Phillips is a former defensive coordinator, yet the Cowboys have given up at least 35 points in the last three games, something they hadn't done since their inaugural season in 1960 when they finished 0-11-1.
It got bad enough that Cowboys owner Jerry Jones was persuaded to make his first mid-season firing, something he vowed in recent weeks not to do.
In explaining his reversal, Jones said: "I know how fleeting your time is to get to play, and how fleeting time is in my case to get to be part of the Dallas Cowboys. So I think you ought to play like it's your last down every down, and I don't think we're having that."
Does the switch to Garrett salvage the season?
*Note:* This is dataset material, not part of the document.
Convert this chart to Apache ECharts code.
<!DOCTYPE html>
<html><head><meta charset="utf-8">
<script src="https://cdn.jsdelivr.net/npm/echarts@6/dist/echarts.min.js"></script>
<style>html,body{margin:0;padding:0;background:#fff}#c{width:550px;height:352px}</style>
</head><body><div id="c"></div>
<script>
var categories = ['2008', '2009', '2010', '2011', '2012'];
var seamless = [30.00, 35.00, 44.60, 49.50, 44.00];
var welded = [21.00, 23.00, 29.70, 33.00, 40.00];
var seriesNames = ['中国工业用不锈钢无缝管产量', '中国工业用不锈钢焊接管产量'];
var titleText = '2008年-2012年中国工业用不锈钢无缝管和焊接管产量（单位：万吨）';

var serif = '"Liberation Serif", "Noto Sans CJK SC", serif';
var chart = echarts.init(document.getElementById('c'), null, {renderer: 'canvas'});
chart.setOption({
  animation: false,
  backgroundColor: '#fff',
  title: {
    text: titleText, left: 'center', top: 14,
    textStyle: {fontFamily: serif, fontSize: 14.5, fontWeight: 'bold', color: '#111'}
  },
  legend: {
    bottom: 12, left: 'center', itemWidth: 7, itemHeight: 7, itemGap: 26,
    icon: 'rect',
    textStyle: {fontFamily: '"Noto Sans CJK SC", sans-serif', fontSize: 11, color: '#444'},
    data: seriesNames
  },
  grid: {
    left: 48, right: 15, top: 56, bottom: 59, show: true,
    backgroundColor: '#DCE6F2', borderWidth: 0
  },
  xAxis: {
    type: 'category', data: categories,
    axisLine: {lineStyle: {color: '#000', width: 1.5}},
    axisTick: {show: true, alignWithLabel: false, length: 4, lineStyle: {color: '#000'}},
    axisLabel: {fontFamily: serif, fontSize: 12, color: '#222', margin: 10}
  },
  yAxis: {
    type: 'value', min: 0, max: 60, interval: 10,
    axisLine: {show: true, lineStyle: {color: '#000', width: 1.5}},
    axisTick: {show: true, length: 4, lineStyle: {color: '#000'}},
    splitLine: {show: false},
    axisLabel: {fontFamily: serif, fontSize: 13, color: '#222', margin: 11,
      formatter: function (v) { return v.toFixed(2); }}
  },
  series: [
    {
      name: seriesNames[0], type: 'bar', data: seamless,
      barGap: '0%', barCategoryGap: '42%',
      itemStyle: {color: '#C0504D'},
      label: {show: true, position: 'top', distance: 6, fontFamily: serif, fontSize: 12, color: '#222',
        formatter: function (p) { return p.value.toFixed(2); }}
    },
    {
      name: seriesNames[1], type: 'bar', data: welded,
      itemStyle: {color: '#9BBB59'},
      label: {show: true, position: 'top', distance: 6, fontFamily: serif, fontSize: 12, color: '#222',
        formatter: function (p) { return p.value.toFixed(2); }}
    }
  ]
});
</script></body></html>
No, because it came so late and because there's no guarantee he will make a difference, especially considering he was part of the equation that got them where they are. But the move does show Cowboys fans -- and season-ticket holders -- that Jones wasn't going to stubbornly stand pat as the season swirled down the pipes.
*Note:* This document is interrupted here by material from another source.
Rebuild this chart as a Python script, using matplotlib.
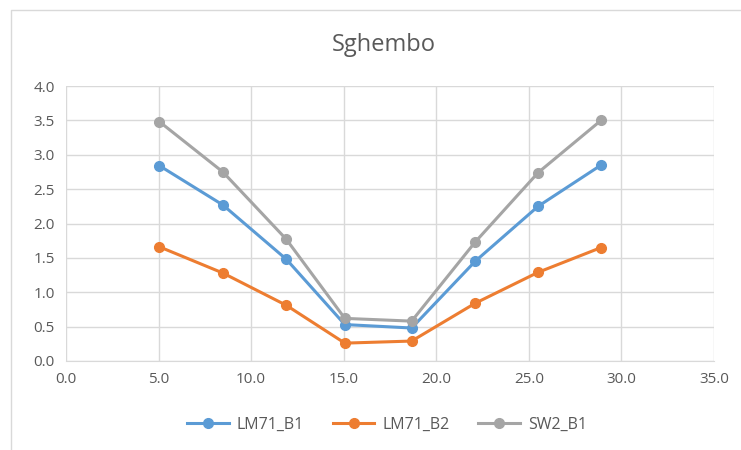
import matplotlib.pyplot as plt
from matplotlib.lines import Line2D

x_vals = [5.05, 8.47, 11.9, 15.06, 18.67, 22.1, 25.5, 28.9]
lm71_b1 = [2.84, 2.27, 1.48, 0.53, 0.48, 1.45, 2.25, 2.85]
lm71_b2 = [1.66, 1.28, 0.81, 0.26, 0.29, 0.84, 1.29, 1.65]
sw2_b1 = [3.48, 2.75, 1.77, 0.62, 0.58, 1.73, 2.74, 3.50]

labels = ["LM71_B1", "LM71_B2", "SW2_B1"]
colors = ["#5b9bd5", "#ed7d31", "#a5a5a5"]

plt.rcParams['font.family'] = ['Open Sans', 'DejaVu Sans']

fig = plt.figure(figsize=(7.41, 4.5), dpi=100)
ax = fig.add_axes([66/741, 1 - 361/450, (714-66)/741, (361-86)/450])

for ys, lab, c in zip([lm71_b1, lm71_b2, sw2_b1], labels, colors):
    ax.plot(x_vals, ys, color=c, lw=2.2, marker='o', ms=7, label=lab)

ax.set_xlim(0, 35)
ax.set_ylim(0, 4)
ax.set_xticks([0, 5, 10, 15, 20, 25, 30, 35])
ax.set_yticks([0, 0.5, 1, 1.5, 2, 2.5, 3, 3.5, 4])
ax.xaxis.set_major_formatter(plt.FormatStrFormatter('%.1f'))
ax.yaxis.set_major_formatter(plt.FormatStrFormatter('%.1f'))
ax.grid(True, color='#d9d9d9', lw=1)
ax.set_axisbelow(True)
for s in ['top', 'right', 'left']:
    ax.spines[s].set_visible(False)
ax.spines['bottom'].set_color('#d9d9d9')
ax.tick_params(length=0, labelsize=11, labelcolor='#595959', pad=8)

fig.text(384/741, 1 - 45/450, "Sghembo", ha='center', va='center', fontsize=17, color='#595959')
fig.legend(loc='center', bbox_to_anchor=(387/741, 1 - 425/450), ncol=3, frameon=False,
           fontsize=11.5, labelcolor='#595959', handlelength=2.6, columnspacing=1.8,
           handletextpad=0.5)

# chart frame (only left and top edges visible in the crop)
fig.add_artist(Line2D([11/741, 11/741, 1], [0, 1 - 10/450, 1 - 10/450],
                      transform=fig.transFigure, color='#d9d9d9', lw=1))

fig.savefig("out.png", dpi=100)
Childress is dangling by a thread in Minnesota. After Randy Moss was abruptly released last week, there were reports Vikings owner Zygi Wilf had mulled keeping the receiver and getting rid of the coach.
Things got even weirder after Sunday's game, when Childress responded to questions about his job security by saying he wasn't going to "stand here like Brett Favre and tell you ... I need a hug."
It was a reference to a comment Favre made four days earlier when the quarterback was asked whether Childress was a compassionate coach. Favre said: "Like, give us a hug or something like that? I sure could use one, too. ... He hasn't given me one, no. He's OK."
Just more drama in a league where strange is the new normal.
Goodell dismisses Polamalu's suggestion
NFL Commissioner Roger Goodell said Monday that, although he's interested in hearing their opinions, active players will not be deciding punishments for flagrant hits that merit fines.
That suggestion was made by Troy Polamalu, All-Pro safety for Pittsburgh, who said defensive players are getting paranoid about how to hit now that the league is cracking down on collisions it wants to ban from the game.
Speaking to reporters before Monday's Pittsburgh-Cincinnati game, Goodell indicated active players won't have a role in those decisions.
"There are league executives involved and there are former players involved," he said. "I think having active players and active front office executives is something the competition committee has always frowned on."
As far as controversial hits from Week 9, the NFL announced that there will be no fine for Philadelphia safety Kurt Coleman's hit on Indianapolis' Austin Collie, one that knocked the Colts receiver out of the game.
However, Green Bay's Nick Collins was fined $50,000 for a helmet-to-helmet hit on Cowboys receiver Roy Williams.